Across the channel, in Larousse Gastronomique, we find the entry "peperone":
Also known as peperoni [sic]. A spicy Italian salami or sausage of pork and beef, which may be eaten raw. It is a popular topping for pizza.
(Oh, and to clarify above, the Ruhlman & Polcyn soppressata recipe is 80 lean/20 fat but 100% pork, no beef.)

Linguistic is not my thing but like most Italians, when I first visited the US, and I heard of "pepperoni" pizza, my thought where in order: 1. why it is written with two p, 2. where is the pepper? since I was expecting a bell pepper on my pizza :laugh:

While the suffix "one" means big in Italian, when I say peperone, I don't think at a "big" pepper. Notice that "pepe" in Italian is pepper as in the spice: pepe in grani, grains of pepper in italian. While peperone is referred to the capsicum.

If there was such a salame (another misproununced Italian word in English) in the ancient Rome, with such a name, I don't know. If there was a thin salame heavely spiced, oh well, I would not be surprised.

From Wikipedia in Italian a list of the most traditional italian salami by region

Here

No mention of this peperone anywhere

Other thing for Kent. Although I see that you are saying call the stuff with their name: "pepperoni" the American salame and other salami with their name. I can tell you that to me what is produced in the US and that I tried still doesn't taste like the stuff with the same name I have in Italy. I learned from the Charcuterie thread that the cure used in the US is different. Well, I don't know if it's that or something else again (maybe Jason Molinari could answer) but the American produced salame tastes off to me, I don't like the aftertaste.

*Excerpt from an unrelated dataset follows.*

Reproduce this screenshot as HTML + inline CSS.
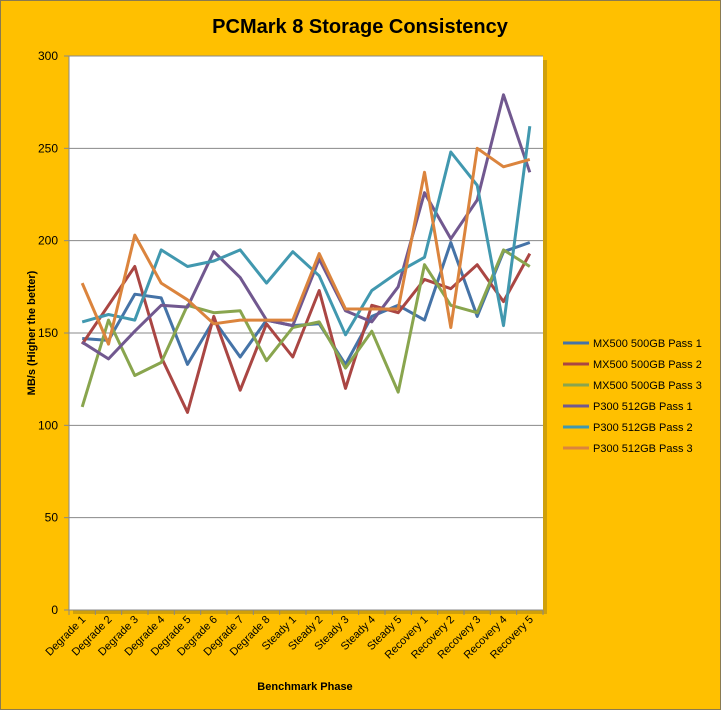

I don't have any info on the origins but I'm sort of puzzled by the insistence this is American. When I lived in Philly I lived practically next door to the famous DiBruno Bros Italian specialty shop and they sold, among all their fabulous meats, pepperoni from Sicily, from Abbruzze, and one handmade one of their own. They were fabulous; I used to buy them all the time to use in antipasti and cooking.

Has the law changed? Because, I was left that while you can import prosciutto, mortadella, speck, you cannot import salame.

I know DiBruno well, because my husband went to University in Philly, but there is not such a thing as "pepperoni" from Abruzzo or Sicily. They might buy some sort of salame that has been spiced with spices more typical in those regions and decided to call like that.